**DATA SECTION:**

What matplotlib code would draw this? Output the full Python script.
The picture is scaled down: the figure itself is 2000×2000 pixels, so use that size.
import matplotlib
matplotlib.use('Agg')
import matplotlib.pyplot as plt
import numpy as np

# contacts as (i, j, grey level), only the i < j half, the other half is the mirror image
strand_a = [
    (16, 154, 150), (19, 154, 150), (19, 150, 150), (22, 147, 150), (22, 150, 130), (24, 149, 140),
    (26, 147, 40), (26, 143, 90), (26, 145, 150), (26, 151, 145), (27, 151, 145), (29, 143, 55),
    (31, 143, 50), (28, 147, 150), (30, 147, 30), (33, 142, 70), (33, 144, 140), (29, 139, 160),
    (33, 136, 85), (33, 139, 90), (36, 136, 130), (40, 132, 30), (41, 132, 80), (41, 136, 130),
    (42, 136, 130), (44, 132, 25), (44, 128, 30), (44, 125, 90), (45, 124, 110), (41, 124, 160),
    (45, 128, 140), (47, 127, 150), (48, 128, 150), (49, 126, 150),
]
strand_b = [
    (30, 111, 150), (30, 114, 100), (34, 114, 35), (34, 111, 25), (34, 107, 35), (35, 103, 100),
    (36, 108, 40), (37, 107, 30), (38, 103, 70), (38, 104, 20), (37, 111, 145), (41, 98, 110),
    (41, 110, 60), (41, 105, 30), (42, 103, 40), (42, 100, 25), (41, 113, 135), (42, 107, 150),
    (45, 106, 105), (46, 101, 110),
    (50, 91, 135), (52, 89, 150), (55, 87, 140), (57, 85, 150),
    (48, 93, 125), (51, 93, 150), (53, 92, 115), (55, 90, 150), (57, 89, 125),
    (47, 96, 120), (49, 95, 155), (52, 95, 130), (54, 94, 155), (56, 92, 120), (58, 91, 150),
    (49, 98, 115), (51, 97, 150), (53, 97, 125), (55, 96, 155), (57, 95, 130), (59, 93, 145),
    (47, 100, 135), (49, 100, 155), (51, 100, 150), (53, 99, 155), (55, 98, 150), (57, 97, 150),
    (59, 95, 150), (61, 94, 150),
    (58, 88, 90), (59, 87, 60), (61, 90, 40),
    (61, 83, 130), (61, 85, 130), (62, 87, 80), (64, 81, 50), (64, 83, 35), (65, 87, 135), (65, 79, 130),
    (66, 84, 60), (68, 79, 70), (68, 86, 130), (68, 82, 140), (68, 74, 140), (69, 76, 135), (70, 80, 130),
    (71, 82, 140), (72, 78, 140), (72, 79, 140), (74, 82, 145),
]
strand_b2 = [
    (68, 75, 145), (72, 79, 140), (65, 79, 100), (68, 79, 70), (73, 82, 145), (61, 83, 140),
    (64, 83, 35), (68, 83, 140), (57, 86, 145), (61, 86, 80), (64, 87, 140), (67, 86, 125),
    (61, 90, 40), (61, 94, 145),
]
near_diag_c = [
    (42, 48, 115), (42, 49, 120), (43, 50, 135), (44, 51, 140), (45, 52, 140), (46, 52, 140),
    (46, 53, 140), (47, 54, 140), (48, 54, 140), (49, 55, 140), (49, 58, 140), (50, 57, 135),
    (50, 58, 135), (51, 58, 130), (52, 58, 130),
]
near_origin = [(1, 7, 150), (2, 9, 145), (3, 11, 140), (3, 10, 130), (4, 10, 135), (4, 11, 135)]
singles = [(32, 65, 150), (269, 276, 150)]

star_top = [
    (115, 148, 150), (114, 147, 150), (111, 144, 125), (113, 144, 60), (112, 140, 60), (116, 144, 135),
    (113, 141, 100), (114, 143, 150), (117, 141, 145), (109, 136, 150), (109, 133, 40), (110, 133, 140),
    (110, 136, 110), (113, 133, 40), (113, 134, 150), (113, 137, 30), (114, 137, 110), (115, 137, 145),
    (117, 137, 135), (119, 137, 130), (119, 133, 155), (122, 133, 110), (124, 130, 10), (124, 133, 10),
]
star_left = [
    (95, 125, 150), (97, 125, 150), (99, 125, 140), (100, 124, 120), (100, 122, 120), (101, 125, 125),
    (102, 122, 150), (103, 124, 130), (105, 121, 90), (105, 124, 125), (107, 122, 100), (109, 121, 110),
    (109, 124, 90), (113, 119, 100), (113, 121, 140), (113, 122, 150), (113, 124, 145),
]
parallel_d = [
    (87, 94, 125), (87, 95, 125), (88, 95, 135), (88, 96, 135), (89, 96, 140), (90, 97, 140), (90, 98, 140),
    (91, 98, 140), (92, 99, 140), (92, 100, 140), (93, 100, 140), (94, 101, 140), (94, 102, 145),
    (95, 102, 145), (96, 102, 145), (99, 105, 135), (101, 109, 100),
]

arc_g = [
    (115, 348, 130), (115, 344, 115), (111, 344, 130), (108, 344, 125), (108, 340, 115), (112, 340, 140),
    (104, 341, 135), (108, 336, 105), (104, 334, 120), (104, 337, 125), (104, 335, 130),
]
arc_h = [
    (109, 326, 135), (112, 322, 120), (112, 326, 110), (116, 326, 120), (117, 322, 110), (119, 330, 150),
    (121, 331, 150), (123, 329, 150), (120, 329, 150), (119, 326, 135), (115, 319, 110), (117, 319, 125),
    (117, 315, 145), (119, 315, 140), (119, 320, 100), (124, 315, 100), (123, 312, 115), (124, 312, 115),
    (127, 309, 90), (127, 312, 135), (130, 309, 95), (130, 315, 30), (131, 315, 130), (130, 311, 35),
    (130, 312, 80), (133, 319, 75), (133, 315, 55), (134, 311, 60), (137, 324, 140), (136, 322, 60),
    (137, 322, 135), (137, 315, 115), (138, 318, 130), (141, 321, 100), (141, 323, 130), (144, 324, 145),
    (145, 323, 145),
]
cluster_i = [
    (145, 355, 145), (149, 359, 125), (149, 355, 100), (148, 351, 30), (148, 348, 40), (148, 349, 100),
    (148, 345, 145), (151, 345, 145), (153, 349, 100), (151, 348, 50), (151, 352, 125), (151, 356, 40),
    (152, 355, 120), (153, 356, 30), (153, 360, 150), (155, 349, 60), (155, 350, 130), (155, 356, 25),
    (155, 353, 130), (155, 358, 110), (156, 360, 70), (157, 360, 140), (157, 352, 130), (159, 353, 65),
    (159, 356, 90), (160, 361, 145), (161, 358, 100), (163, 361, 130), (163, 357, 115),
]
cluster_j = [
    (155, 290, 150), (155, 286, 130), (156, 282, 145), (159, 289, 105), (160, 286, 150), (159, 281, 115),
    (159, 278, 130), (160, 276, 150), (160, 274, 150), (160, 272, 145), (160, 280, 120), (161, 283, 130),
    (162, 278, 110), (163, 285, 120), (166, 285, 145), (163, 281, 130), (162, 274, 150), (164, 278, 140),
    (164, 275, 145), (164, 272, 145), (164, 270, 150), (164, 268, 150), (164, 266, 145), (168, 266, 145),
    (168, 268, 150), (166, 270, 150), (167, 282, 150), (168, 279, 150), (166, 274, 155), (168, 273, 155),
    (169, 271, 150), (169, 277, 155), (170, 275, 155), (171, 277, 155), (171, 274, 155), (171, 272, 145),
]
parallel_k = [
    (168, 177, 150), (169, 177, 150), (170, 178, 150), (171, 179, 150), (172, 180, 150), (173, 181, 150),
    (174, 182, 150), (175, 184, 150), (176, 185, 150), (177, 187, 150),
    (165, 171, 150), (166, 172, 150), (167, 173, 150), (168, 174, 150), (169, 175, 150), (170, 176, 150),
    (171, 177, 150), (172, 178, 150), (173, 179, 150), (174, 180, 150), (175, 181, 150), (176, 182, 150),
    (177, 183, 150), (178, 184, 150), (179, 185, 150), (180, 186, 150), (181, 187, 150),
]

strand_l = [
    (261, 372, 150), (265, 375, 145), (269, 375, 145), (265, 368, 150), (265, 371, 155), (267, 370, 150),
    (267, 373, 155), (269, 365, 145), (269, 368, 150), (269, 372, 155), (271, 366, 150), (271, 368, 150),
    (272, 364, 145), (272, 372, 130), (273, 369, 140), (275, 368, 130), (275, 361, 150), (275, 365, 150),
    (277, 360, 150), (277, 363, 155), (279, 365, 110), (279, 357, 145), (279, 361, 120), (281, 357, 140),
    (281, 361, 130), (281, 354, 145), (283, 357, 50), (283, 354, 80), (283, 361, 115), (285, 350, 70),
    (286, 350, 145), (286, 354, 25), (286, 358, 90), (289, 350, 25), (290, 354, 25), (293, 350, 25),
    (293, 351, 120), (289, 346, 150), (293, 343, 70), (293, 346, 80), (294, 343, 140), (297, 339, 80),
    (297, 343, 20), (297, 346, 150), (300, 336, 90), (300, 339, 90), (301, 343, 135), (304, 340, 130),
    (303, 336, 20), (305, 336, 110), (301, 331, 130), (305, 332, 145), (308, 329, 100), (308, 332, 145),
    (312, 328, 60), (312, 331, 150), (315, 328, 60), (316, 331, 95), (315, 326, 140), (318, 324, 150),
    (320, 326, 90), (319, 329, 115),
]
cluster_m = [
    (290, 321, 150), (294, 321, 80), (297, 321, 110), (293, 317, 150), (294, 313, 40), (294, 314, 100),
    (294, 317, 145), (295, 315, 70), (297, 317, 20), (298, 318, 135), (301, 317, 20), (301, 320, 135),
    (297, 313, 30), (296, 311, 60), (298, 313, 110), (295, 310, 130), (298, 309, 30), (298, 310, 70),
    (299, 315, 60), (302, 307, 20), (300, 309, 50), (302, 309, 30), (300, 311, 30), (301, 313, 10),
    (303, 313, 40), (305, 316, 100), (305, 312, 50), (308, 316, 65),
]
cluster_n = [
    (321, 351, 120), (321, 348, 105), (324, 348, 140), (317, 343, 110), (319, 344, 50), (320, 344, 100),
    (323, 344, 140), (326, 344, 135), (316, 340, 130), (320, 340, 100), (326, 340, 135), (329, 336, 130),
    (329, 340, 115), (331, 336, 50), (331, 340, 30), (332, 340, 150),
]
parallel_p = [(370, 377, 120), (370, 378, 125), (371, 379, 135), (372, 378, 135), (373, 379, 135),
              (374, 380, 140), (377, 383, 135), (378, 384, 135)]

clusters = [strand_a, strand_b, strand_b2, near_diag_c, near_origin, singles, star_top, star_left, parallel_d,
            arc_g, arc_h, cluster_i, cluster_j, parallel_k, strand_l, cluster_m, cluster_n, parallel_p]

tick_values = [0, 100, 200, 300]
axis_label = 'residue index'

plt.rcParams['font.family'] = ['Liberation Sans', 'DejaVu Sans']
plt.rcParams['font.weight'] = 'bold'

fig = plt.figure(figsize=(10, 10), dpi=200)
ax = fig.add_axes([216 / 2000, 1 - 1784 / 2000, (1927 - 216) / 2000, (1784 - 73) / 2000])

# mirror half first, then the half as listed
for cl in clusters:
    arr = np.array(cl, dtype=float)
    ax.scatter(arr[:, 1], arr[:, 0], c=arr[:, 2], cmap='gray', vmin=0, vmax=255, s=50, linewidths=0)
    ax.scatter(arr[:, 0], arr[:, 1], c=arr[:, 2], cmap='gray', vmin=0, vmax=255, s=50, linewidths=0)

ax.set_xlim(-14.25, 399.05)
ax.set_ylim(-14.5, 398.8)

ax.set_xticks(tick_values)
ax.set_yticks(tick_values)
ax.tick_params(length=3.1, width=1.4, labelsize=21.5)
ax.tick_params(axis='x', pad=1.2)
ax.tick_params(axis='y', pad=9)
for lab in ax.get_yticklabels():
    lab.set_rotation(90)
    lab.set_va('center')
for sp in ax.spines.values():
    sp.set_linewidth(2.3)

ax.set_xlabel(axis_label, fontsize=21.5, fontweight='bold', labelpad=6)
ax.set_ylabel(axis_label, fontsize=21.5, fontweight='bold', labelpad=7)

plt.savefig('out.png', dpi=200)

**EXERCISE PROMPT:**
Each line from the one containing "The picture is" through the one containing "import numpy as np" must be retyped exactly, the first and last of these included.

**EXERCISE RESPONSE:**
The picture is scaled down: the figure itself is 2000×2000 pixels, so use that size.
import matplotlib
matplotlib.use('Agg')
import matplotlib.pyplot as plt
import numpy as np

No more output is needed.